Previously the Government’s surveillance watchdog, the Interception of Communications Commissioner Office (IOCCO), appeared to suggest that police use of RIPA to spy on journalists may have been unlawful because such powers should only be used to detect criminality, rather than for internal disciplinary proceedings.

The IOCCO said in a statement it said that RIPA enables a number of public authorities to secretly seize communications data from telecoms companies in order to investigate “criminal activity”.

The Crown Prosecution Service ruled that police officers the Met tracked down via RIPA had acted in the “public interest” so could not be charged.

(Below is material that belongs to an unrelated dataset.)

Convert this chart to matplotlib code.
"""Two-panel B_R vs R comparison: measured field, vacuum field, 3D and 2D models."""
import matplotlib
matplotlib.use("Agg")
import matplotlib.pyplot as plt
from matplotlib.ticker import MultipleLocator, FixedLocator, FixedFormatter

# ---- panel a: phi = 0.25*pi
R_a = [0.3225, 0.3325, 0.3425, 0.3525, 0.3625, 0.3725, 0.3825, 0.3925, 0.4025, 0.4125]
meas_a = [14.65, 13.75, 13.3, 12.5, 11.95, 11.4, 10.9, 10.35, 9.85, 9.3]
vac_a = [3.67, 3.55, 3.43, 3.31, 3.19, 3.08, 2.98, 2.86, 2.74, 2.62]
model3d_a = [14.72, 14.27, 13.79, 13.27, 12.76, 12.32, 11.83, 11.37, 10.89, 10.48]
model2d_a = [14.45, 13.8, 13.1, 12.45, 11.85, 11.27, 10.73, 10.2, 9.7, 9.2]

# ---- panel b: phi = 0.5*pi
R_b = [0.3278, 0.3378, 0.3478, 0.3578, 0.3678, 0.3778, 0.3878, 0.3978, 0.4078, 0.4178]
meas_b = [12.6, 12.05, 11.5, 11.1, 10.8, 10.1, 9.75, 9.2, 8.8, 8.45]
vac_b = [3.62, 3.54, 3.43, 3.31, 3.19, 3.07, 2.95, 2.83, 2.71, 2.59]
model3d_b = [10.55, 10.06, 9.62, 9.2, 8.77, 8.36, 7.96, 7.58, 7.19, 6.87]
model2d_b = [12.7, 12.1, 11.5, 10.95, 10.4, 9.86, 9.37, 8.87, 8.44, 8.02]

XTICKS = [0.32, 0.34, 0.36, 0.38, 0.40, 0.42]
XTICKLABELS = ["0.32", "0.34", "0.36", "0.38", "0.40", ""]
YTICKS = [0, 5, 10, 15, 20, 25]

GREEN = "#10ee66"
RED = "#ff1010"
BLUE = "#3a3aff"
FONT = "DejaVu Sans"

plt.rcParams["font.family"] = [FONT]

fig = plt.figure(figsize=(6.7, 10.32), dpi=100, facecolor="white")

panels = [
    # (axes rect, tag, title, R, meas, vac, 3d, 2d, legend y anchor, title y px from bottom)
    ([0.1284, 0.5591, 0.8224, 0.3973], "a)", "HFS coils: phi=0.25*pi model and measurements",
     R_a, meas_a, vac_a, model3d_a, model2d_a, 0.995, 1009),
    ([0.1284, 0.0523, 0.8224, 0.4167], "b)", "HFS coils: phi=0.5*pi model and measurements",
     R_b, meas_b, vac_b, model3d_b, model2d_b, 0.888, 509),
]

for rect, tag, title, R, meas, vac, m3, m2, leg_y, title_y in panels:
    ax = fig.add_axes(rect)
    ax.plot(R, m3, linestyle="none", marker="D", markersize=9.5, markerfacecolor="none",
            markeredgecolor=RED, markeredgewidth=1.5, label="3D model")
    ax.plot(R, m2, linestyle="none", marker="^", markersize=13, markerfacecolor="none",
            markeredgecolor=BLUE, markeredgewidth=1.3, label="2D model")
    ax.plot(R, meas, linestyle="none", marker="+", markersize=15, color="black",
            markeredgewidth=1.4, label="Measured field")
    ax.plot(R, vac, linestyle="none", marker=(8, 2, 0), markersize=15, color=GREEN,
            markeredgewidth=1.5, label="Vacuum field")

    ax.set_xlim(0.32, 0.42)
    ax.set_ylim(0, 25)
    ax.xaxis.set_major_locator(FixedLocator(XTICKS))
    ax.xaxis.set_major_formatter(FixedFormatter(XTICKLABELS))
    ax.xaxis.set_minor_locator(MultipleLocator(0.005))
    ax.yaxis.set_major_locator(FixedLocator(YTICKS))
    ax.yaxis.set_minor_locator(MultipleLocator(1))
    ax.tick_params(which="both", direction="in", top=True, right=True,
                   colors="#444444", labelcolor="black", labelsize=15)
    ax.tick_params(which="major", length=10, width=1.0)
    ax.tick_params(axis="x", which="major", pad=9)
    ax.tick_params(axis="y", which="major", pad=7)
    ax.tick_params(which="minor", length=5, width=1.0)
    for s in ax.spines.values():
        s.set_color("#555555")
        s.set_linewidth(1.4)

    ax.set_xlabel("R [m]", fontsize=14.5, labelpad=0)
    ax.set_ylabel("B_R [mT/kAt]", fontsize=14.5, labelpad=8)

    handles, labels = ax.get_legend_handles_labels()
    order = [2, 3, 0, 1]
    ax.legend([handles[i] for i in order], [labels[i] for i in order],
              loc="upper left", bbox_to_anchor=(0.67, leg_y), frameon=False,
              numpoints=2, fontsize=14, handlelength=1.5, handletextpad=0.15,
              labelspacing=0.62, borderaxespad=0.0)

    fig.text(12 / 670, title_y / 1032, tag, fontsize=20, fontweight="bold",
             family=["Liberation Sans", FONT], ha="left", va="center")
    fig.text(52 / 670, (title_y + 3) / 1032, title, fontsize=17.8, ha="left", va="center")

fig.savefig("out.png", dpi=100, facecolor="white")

The IOCCO said: "[P]olice cannot use their powers within the act to acquire communications data to obtain evidence to then merely make an officer or member of their staff subject to an internal discipline hearing.

“So, should it be determined there are insufficient grounds to continue the criminal investigation or insufficient evidence to initiate a prosecution within a criminal court, it will, with immediate effect, no longer be appropriate for the police force to obtain communications data under the act.”

The IOCCO said it was unable to provide details of how many times the police and other agencies had used RIPA to secretly obtain journalists' call records. It also said it was not a "public authority" and was therefore exempt from FoI rules itself.